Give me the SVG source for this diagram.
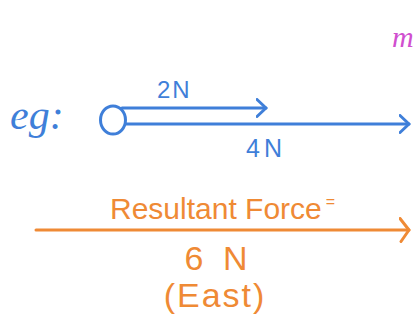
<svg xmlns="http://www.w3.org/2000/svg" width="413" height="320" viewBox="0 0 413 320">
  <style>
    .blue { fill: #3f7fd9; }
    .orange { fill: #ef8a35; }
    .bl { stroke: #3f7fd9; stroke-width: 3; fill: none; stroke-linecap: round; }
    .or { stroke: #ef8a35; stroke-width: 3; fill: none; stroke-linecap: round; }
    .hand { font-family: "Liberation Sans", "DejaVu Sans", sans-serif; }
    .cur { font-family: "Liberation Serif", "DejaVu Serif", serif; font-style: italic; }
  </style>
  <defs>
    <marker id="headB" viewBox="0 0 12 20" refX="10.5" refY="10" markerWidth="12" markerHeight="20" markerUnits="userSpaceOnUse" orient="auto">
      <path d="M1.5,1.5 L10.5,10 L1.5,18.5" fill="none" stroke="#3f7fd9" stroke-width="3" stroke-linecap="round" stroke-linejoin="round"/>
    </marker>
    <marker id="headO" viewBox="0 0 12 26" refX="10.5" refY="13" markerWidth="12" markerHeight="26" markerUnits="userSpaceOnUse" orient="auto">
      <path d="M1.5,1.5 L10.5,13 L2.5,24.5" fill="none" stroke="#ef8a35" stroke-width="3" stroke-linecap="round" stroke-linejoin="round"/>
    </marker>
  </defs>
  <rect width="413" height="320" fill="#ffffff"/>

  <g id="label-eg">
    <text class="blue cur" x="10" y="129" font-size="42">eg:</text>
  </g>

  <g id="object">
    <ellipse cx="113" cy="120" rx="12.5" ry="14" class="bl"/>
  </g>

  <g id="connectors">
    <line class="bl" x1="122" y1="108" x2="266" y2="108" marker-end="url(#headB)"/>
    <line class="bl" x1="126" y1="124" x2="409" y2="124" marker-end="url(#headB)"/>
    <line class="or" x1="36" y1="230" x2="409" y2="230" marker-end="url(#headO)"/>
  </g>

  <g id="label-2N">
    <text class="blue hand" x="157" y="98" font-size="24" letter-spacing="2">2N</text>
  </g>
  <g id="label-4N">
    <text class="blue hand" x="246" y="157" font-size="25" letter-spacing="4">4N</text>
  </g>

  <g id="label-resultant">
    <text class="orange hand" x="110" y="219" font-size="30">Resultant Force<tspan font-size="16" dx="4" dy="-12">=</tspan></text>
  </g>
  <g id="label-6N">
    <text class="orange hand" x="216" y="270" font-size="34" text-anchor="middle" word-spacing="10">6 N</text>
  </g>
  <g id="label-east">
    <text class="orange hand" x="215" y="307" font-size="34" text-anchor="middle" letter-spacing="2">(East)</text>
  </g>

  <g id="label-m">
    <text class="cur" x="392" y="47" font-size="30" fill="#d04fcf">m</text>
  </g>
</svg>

□ □ □ □

→ **REQUEST**: Print out the material word for word, omitting the pictures.

→ **WRITTEN ANSWER**:
Give me the SVG source for this diagram.
<svg xmlns="http://www.w3.org/2000/svg" width="413" height="320" viewBox="0 0 413 320">
  <style>
    .blue { fill: #3f7fd9; }
    .orange { fill: #ef8a35; }
    .bl { stroke: #3f7fd9; stroke-width: 3; fill: none; stroke-linecap: round; }
    .or { stroke: #ef8a35; stroke-width: 3; fill: none; stroke-linecap: round; }
    .hand { font-family: "Liberation Sans", "DejaVu Sans", sans-serif; }
    .cur { font-family: "Liberation Serif", "DejaVu Serif", serif; font-style: italic; }
  </style>
  <defs>
    <marker id="headB" viewBox="0 0 12 20" refX="10.5" refY="10" markerWidth="12" markerHeight="20" markerUnits="userSpaceOnUse" orient="auto">
      <path d="M1.5,1.5 L10.5,10 L1.5,18.5" fill="none" stroke="#3f7fd9" stroke-width="3" stroke-linecap="round" stroke-linejoin="round"/>
    </marker>
    <marker id="headO" viewBox="0 0 12 26" refX="10.5" refY="13" markerWidth="12" markerHeight="26" markerUnits="userSpaceOnUse" orient="auto">
      <path d="M1.5,1.5 L10.5,13 L2.5,24.5" fill="none" stroke="#ef8a35" stroke-width="3" stroke-linecap="round" stroke-linejoin="round"/>
    </marker>
  </defs>
  <rect width="413" height="320" fill="#ffffff"/>

  <g id="label-eg">
    <text class="blue cur" x="10" y="129" font-size="42">eg:</text>
  </g>

  <g id="object">
    <ellipse cx="113" cy="120" rx="12.5" ry="14" class="bl"/>
  </g>

  <g id="connectors">
    <line class="bl" x1="122" y1="108" x2="266" y2="108" marker-end="url(#headB)"/>
    <line class="bl" x1="126" y1="124" x2="409" y2="124" marker-end="url(#headB)"/>
    <line class="or" x1="36" y1="230" x2="409" y2="230" marker-end="url(#headO)"/>
  </g>

  <g id="label-2N">
    <text class="blue hand" x="157" y="98" font-size="24" letter-spacing="2">2N</text>
  </g>
  <g id="label-4N">
    <text class="blue hand" x="246" y="157" font-size="25" letter-spacing="4">4N</text>
  </g>

  <g id="label-resultant">
    <text class="orange hand" x="110" y="219" font-size="30">Resultant Force<tspan font-size="16" dx="4" dy="-12">=</tspan></text>
  </g>
  <g id="label-6N">
    <text class="orange hand" x="216" y="270" font-size="34" text-anchor="middle" word-spacing="10">6 N</text>
  </g>
  <g id="label-east">
    <text class="orange hand" x="215" y="307" font-size="34" text-anchor="middle" letter-spacing="2">(East)</text>
  </g>

  <g id="label-m">
    <text class="cur" x="392" y="47" font-size="30" fill="#d04fcf">m</text>
  </g>
</svg>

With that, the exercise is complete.